Growing up in the Seattle, Washington area, Yi-Baker began her educational journey as an undergraduate at Western Washington University which first sparked her interest in student diversity programs such as the Ethnics student center. “I was very involved as a student leader, I was very active with our ethnic student center which was a center that did diversity programing,” said Yi-Baker. This early involvement in engaging within student leadership pushed her to apply to Colorado State to obtain her major Student Affairs and Higher Education.

She explains how this specific field teaches people how to interact with students in helping them engage more in higher education and their development within their own career/life journey. This is how she began her experience as an administrator who focuses on working with students on a developmental level as she explained.

After finishing her major program in Colorado State Univaristy, she moved to California and landed her first job in the mid-nineties as a resident director in UC Davis and later went on to work in the housing program at CSU Monterey, and at Cal Poly Pomona in L.A. After going back to Monterey, she found her dream job at San Jose State University in the cultural center, which is the whole reason she got into student affairs.

“I wanted to work in a cultural center, I wanted to work with primarily students of color, lower socioeconomic students. Doing diversity/ equity inclusion work,” said Yi-Baker.

It was after 15 years of working in student affairs at SJSU that she got a call from De Anza for the position as DASB advisor. “I think her arrival will change the atmosphere of DASB because she seems very open minded and liberal. She wants to change the environment,” said Lawrence Liu, a 20 year old film major and DASB senator.

Her equity work with students in terms of marginalized students, and the hope she has for what they can accomplish outside of the classroom sets a premise to what us students hope to see more in the faculty members helping represent our voice. Even apart from focusing more on marginalized students, her overall philosophy on what someone can gain from higher education really sets her apart as a breathe of fresh air for the student body.

“Mrs. Baker gives more backup and support in whatever you need to achieve what you want,” said Hayman Wong, a 19 year old political science major who’s also a Senator who’s worked with Yi-Baker.

“It’s really about how we do engage with students in a way that’s really meaningful and thoughtful and that they’re learning things, not just in the classroom, but that they’re also engaged in applying their knowledge in an actual real life application outside of the classroom,” said Yi-Baker.

As she tackles her first term on our campus, Yi-Baker continues to progress herself as she is currently working on her dissertation for her Doctorate in studying the application of students in society after graduation. How are these students with higher educations doing in the real world and just how applicable are the skills that they learned?

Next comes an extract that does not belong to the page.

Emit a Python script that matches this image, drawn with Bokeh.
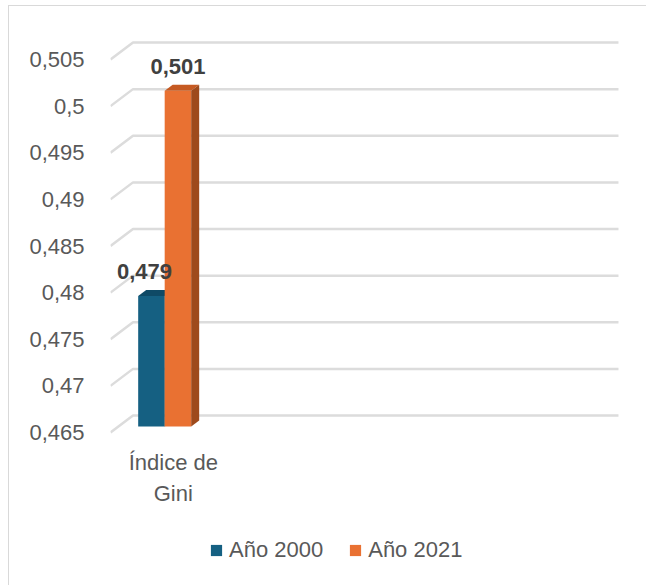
import numpy as np
from bokeh.plotting import figure
from bokeh.models import Range1d, FixedTicker, Legend, LegendItem, CustomJSTickFormatter
from bokeh.core.properties import value
from bokeh.embed import file_html
from bokeh.resources import INLINE

# ---------------- data ----------------
categories = ["Índice de\nGini"]
series_names = ["Año 2000", "Año 2021"]
values_2000 = [0.479]
values_2021 = [0.501]
labels_2000 = ["0,479"]
labels_2021 = ["0,501"]
y_ticks = [0.465, 0.47, 0.475, 0.48, 0.485, 0.49, 0.495, 0.5, 0.505]
y_tick_labels = ["0,465", "0,47", "0,475", "0,48", "0,485", "0,49", "0,495", "0,5", "0,505"]

# ---------------- style / layout constants ----------------
FONT = "Liberation Sans"
TEXT_COLOR = "#595959"
LABEL_COLOR = "#404040"
GRID_COLOR = "#dcdcdc"
BLUE = ["#156082", "#0f4a66", "#0c3d54"]     # front, top, side
ORANGE = ["#e97132", "#c65a22", "#9e4a1c"]   # front, top, side

W, H = 638, 580
OX, OY = 9, 6          # page position of the figure's canvas origin
FRAME_LEFT = 110       # page x of the frame's left edge
FRONT_BASE_Y = 432     # page y of the front floor line
PX_X = 92.36           # pixels per x unit
PX_Y = 9325.0          # pixels per y unit
X0 = -0.5
X1 = X0 + (OX + W - FRAME_LEFT) / PX_X
Y1 = y_ticks[0] + (FRONT_BASE_Y - OY) / PX_Y
Y0 = Y1 - H / PX_Y

wall_right = 5.0
dx_back, dy_back = 22.5 / PX_X, 17 / PX_Y   # depth of back wall
dx_bar, dy_bar = 8 / PX_X, 6 / PX_Y         # depth of bar front plane
ddx, ddy = 8 / PX_X, 6 / PX_Y               # bar depth
bar_w = 26.5 / PX_X

p = figure(width=W, height=H, output_backend="svg", toolbar_location=None,
           x_range=Range1d(X0, X1), y_range=Range1d(Y0, Y1),
           x_axis_location=None,
           min_border_left=FRAME_LEFT - OX, min_border_right=0, min_border_top=0, min_border_bottom=0)
p.outline_line_color = None
p.grid.visible = False
p.styles = {"margin-left": "8px", "margin-top": "5px",
            "border-left": "1px solid #d9d9d9", "border-top": "1px solid #d9d9d9"}

# y axis (front plane)
ax = p.yaxis[0]
ax.ticker = FixedTicker(ticks=y_ticks)
ax.formatter = CustomJSTickFormatter(args=dict(tvals=y_ticks, tlabs=y_tick_labels), code="""
const i = tvals.findIndex(t => Math.abs(t - tick) < 1e-9);
return i >= 0 ? tlabs[i] : '';
""")
ax.axis_line_color = None
ax.major_tick_line_color = None
ax.minor_tick_line_color = None
ax.major_label_standoff = 20
ax.major_label_text_font = FONT
ax.major_label_text_font_size = "22px"
ax.major_label_text_color = TEXT_COLOR

# 3D gridlines: front stub + back wall line
gx, gy = [], []
for v in y_ticks:
    gx.append([X0, X0 + dx_back, wall_right])
    gy.append([v, v + dy_back, v + dy_back])
p.multi_line(gx, gy, line_color=GRID_COLOR, line_width=2.5)

# bars
cat_pos = np.arange(len(categories), dtype=float)
legend_items = []
label_specs = []
label_x_offsets = [-7, 0]
for k, (vals, labs, cols, name) in enumerate(zip([values_2000, values_2021], [labels_2000, labels_2021],
                                                 [BLUE, ORANGE], series_names)):
    vals = np.array(vals)
    left = cat_pos + (k - 1) * bar_w + dx_bar
    right = left + bar_w
    bottom = np.full_like(vals, y_ticks[0]) + dy_bar
    top = vals + dy_bar
    fr = p.quad(left=left, right=right, bottom=bottom, top=top, fill_color=cols[0], line_color=None)
    # top face
    txs = [[l, l + ddx, r + ddx, r] for l, r in zip(left, right)]
    tys = [[t, t + ddy, t + ddy, t] for t in top]
    p.patches(txs, tys, fill_color=cols[1], line_color=None)
    # side face
    sxs = [[r, r + ddx, r + ddx, r] for r in right]
    sys_ = [[b, b + ddy, t + ddy, t] for b, t in zip(bottom, top)]
    p.patches(sxs, sys_, fill_color=cols[2], line_color=None)
    legend_items.append(LegendItem(label=name, renderers=[fr]))
    label_specs.append(((left + right) / 2, top + ddy, labs, label_x_offsets[k]))

# data labels (drawn above all bars)
for xs, ys, labs, xo in label_specs:
    p.text(x=xs, y=ys, text=labs, text_align="center", text_baseline="bottom",
           x_offset=xo, y_offset=-11,
           text_font=value(FONT), text_font_size="22px", text_font_style="bold", text_color=LABEL_COLOR)

# category label
p.text(x=cat_pos + 0.18, y=[y_ticks[0]] * len(categories), text=categories,
       text_align="center", text_baseline="top", y_offset=17, text_line_height=1.25,
       text_font=value(FONT), text_font_size="22px", text_color=TEXT_COLOR)

legend = Legend(items=legend_items, orientation="horizontal", location=(99, 23))
legend.glyph_width = 14
legend.glyph_height = 14
legend.label_standoff = 6
legend.spacing = 25
legend.padding = 0
legend.margin = 0
legend.border_line_color = None
legend.background_fill_alpha = 0
legend.label_text_font = FONT
legend.label_text_font_size = "22px"
legend.label_text_color = TEXT_COLOR
p.add_layout(legend, "center")

open("out.html", "w").write(file_html(p, INLINE))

“She’s not a technical person, but she’s helping us with leadership,” said Kalani Hettige, 24 year old engineering major and DASB vice president.This is the difference between her, and any other advisor that we’ve had before as a student body.

Someone who doesn’t necessarily care about about the grade a student gets, but what the student has in store for their own future and their part in the larger scheme of where they fit in the world.  To give us meaning in our lives and not just seek to barely survive as Mrs. Baker put it.

“I have the capacity to influence a lot of lives, a lot of promising students who are well on their way to do something bigger,” said Yi-Baker.

The way she involves herself and has been contributing to the senate meeting and senators themselves so early on shows how much she cares about shaping a bright future and helping the leaders of tomorrow prepare themselves in asking the right questions to actually fix our problems.